La lutte contre les bouleversements climatiques est le premier défi mondial à solidarité obligatoire. Son caractère globalisant effraie alors même qu’il devrait générer un certain enthousiaste vu les nombreuses crises que la « transition » entend régler. Ce qui implique une remise en question des rentes de situation et des bénéficiaires actuels du modèle énergético-économique dominant.
Publication
- Chr. Vandermotten et J. Vandenburie, Territorialités et politique, éditions de l’ULB, 2011.
- Notons qu’au niveau international, c’est l’échelon fédéral qui est responsable des engagements de la Belgique en matière de climat. Il y a donc toujours un ministre fédéral en charge du climat, doté d’une administration.
- |Il existe plusieurs méthodes pour calculer les efforts à fournir en matière de réduction d’émissions de gaz à effet de serre. Néanmoins, le respect d’une limite de 2 °C nécessite de contenir les émissions dans une enveloppe : un budget carbone en quelque sorte. Les réductions d’émissions réalisées en début de période ont donc des effets plus durables. Pour atteindre l’objectif de –95% d’ici 2050, une trajectoire linéaire imposerait par exemple à la Belgique de faire –44% en 2020, une trajectoire à taux constant de réduction d’émissions imposerait –58% (taux annuel : –6,9%).
- On notera que les émissions sont cadastrées, c’est-à-dire mesurées sur le lieu de production des émissions et comptabilisées pour ce pays, sans aucun lien avec le pays de destination de la production. L’essentiel des réductions d’émissions des pays industrialisés provient de délocalisation des industries les plus émettrices. Leurs émissions de « consommation » sont à la hausse.

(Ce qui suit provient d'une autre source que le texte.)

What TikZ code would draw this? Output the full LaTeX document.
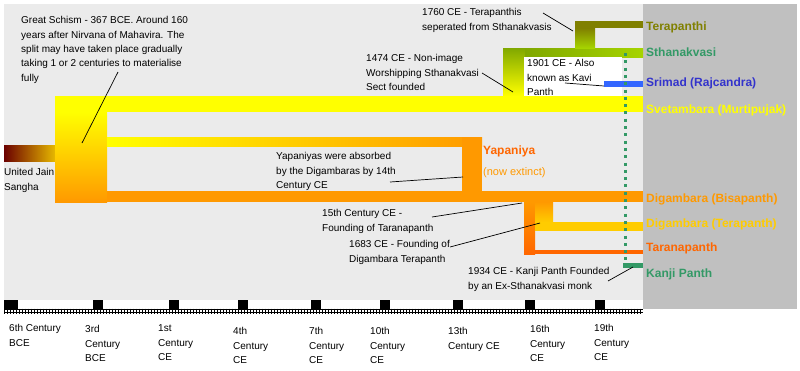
\documentclass[tikz,border=0pt]{standalone}
\usepackage{fontspec}
\setmainfont{Liberation Sans}
\definecolor{cBg}{HTML}{EBEBEB}
\definecolor{cPanel}{HTML}{C0C0C0}
\definecolor{cYel}{HTML}{FFFF00}
\definecolor{cOrg}{HTML}{FF9900}
\definecolor{cRed}{HTML}{FF6600}
\definecolor{cGold}{HTML}{FFCC00}
\definecolor{cOlv}{HTML}{808000}
\definecolor{cOlvG}{HTML}{80A800}
\definecolor{cLime}{HTML}{A6D400}
\definecolor{cTeal}{HTML}{339966}
\definecolor{cBlueBar}{HTML}{3366FF}
\definecolor{cBlueTxt}{HTML}{3333CC}
\definecolor{cMaroon}{HTML}{6B0000}
\definecolor{cSangR}{HTML}{E6B800}
\begin{document}
\begin{tikzpicture}[x=1pt,y=-1pt,
  ann/.style={anchor=north west, inner sep=0pt, align=left, font=\fontsize{10}{14.3}\selectfont},
  tl/.style={anchor=north west, inner sep=0pt, align=left, font=\fontsize{10}{14.5}\selectfont},
  lab/.style={anchor=base west, inner sep=0pt, font=\fontsize{12}{14}\selectfont\bfseries},
  leader/.style={draw=black, line width=0.7pt},
  tick/.style={fill=black}]
\useasboundingbox (0,0) rectangle (800,370);
\fill[white] (0,0) rectangle (800,370);
\fill[cBg] (4,4) rectangle (643,300);
\fill[cPanel] (643,4) rectangle (797,309);
% United Jain Sangha
\shade[left color=cMaroon, right color=cSangR] (4,145) rectangle (55,161);
% Svetambara bar and split block
\fill[cYel] (55,96) rectangle (643,112);
\shade[top color=cYel, bottom color=cOrg] (55,112) rectangle (107,202);
% Yapaniya
\shade[left color=cYel, right color=cOrg] (107,137) rectangle (482,146);
\fill[cOrg] (462,137) rectangle (482,192);
% Digambara
\fill[cOrg] (107,191) rectangle (643,202);
\shade[top color=cOrg, bottom color=cRed] (524,202) rectangle (535,254);
\shade[top color=cOrg, bottom color=cGold] (535,202) rectangle (553,222);
\fill[cGold] (535,222) rectangle (643,231);
\fill[cRed] (535,250) rectangle (643,254);
% Sthanakvasi
\shade[top color=cOlvG, bottom color=cYel] (503,48) rectangle (525,96);
\shade[left color=cOlvG, right color=cLime] (525,48) rectangle (643,57);
% Terapanthi
\fill[cOlv] (575,21) rectangle (643,28);
\shade[top color=cOlv, bottom color=cLime] (575,28) rectangle (595,48);
% 1901 box
\node[ann, fill=white, minimum width=98pt, minimum height=39pt, inner sep=0pt] (kavi) at (524,57) {};
\node[ann] (kavitxt) at (527,56.6) {\strut 1901 CE - Also\\known as Kavi\\Panth};
% Srimad
\fill[cBlueBar] (604,81) rectangle (643,87);
% dotted Kanji line
\coordinate (dtop) at (625,53);
\coordinate (dbot) at (625,263);
\draw[cTeal, line width=3pt, dash pattern=on 3pt off 4.3pt] (dtop) -- (dbot);
\fill[cTeal] (623,263) rectangle (643,268);

% right labels
\node[lab, text=cOlv] (terapanthi) at (646,30.5) {Terapanthi};
\node[lab, text=cTeal] (sthanak) at (646,56.5) {Sthanakvasi};
\node[lab, text=cBlueTxt] (srimad) at (646,86) {Srimad (Rajcandra)};
\node[lab, text=cYel] (svet) at (646,113.5) {Svetambara (Murtipujak)};
\node[lab, text=cOrg] (bisa) at (646,202.5) {Digambara (Bisapanth)};
\node[lab, text=cGold] (digtera) at (646,227.5) {Digambara (Terapanth)};
\node[lab, text=cRed] (tarana) at (646,251) {Taranapanth};
\node[lab, text=cTeal] (kanji) at (646,277) {Kanji Panth};
\node[lab, text=cRed] (yapaniya) at (483,154.5) {Yapaniya};
\node[anchor=base west, inner sep=0pt, font=\fontsize{11}{13}\selectfont, text=cOrg] (extinct) at (483,175.5) {(now extinct)};

% annotations
\node[ann] (schism) at (21,13.6) {\strut Great Schism - 367 BCE. Around 160\\years after Nirvana of Mahavira. The\\split may have taken place gradually\\taking 1 or 2 centuries to materialise\\fully};
\node[ann] (sangha) at (4,165.6) {\strut United Jain\\Sangha};
\node[ann] (n1474) at (366,51.6) {\strut 1474 CE - Non-image\\Worshipping Sthanakvasi\\Sect founded};
\node[ann] (n1760) at (422,5.6) {\strut 1760 CE - Terapanthis\\seperated from Sthanakvasis};
\node[ann] (absorb) at (276,149.6) {\strut Yapaniyas were absorbed\\by the Digambaras by 14th\\Century CE};
\node[ann] (n15) at (322,206.6) {\strut 15th Century CE -\\Founding of Taranapanth};
\node[ann] (n1683) at (349,237.6) {\strut 1683 CE - Founding of\\Digambara Terapanth};
\node[ann] (n1934) at (468,264.6) {\strut 1934 CE - Kanji Panth Founded\\by an Ex-Sthanakvasi monk};

% leaders
\coordinate (s1) at (118,72);   \coordinate (s2) at (82,143);
\coordinate (a1) at (482,73);   \coordinate (a2) at (513,92);
\coordinate (b1) at (543,13);   \coordinate (b2) at (573,31);
\coordinate (c1) at (565,83);   \coordinate (c2) at (604,86);
\coordinate (d1) at (390,182);  \coordinate (d2) at (463,177);
\coordinate (e1) at (432,217);  \coordinate (e2) at (522,203);
\coordinate (f1) at (450,247);  \coordinate (f2) at (540,223);
\coordinate (g1) at (608,281);  \coordinate (g2) at (633,267);
\draw[leader] (s1) -- (s2);
\draw[leader] (a1) -- (a2);
\draw[leader] (b1) -- (b2);
\draw[leader] (c1) -- (c2);
\draw[leader] (d1) -- (d2);
\draw[leader] (e1) -- (e2);
\draw[leader] (f1) -- (f2);
\draw[leader] (g1) -- (g2);

% timeline ruler
\draw[black, line width=0.9pt] (4,309.8) -- (643,309.8);
\draw[black, line width=0.9pt] (4,312.6) -- (643,312.6);
\foreach \i in {0,...,212} {\draw[black, line width=0.7pt] ({4.5+3*\i},308.5) -- ({4.5+3*\i},314);}
\fill[tick] (4,300) rectangle (18,309);
\foreach \xa in {93,169,238,311,380,453,525,595} {\fill[tick] (\xa,300) rectangle ({\xa+10},309);}

% timeline labels
\node[tl] (t1) at (9,321.5) {\strut 6th Century\\BCE};
\node[tl] (t2) at (85,322.5) {\strut 3rd\\Century\\BCE};
\node[tl] (t3) at (158,321.5) {\strut 1st\\Century\\CE};
\node[tl] (t4) at (233,324.5) {\strut 4th\\Century\\CE};
\node[tl] (t5) at (309,324.5) {\strut 7th\\Century\\CE};
\node[tl] (t6) at (370,324.5) {\strut 10th\\Century\\CE};
\node[tl] (t7) at (448,324.5) {\strut 13th\\Century CE};
\node[tl] (t8) at (530,322.5) {\strut 16th\\Century\\CE};
\node[tl] (t9) at (594,321.5) {\strut 19th\\Century\\CE};
\end{tikzpicture}
\end{document}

- Les systèmes de soutien au photovoltaïque en Belgique sont des systèmes d’aide à la production (certificats verts) complété au début par des primes à l’installation. Les textes législatifs adoptés lors de l’introduction du système prévoyaient des rendements annuels minimums de 7 à 8% en fonction des Régions. Hélas, les textes ne prévoyaient pas de mécanismes d’adaptation rapide des niveaux de soutien en fonction de l’évolution du cout des technologies. Seule la Région bruxelloise introduira ce type de régulation. Il n’est pas rare de rencontrer des installations bénéficiant d’un rendement annuel de plus de 20%, financé uniquement par les contribuables n’ayant pas de panneaux photovoltaïques. On peut décemment considérer que ces installations sont amorties ou le seront rapidement, qu’il n’y aucun risque d’investissement et que le surbénéfice se fait sur une base non équitable. Il y a donc génération d’une rente de situation, sur le même modèle que la rente nucléaire. On notera enfin que les capacités installées en solaire photovoltaïque attendues en 2020 étaient atteintes dès 2012.
- À cet égard, l’étude prospective de l’Institut wallon de l’évaluation, de la prospective et de la statistique sur la transition énergétique suggère aussi que les scénarios climato-compatibles sont les plus à même d’assurer la justice sociale.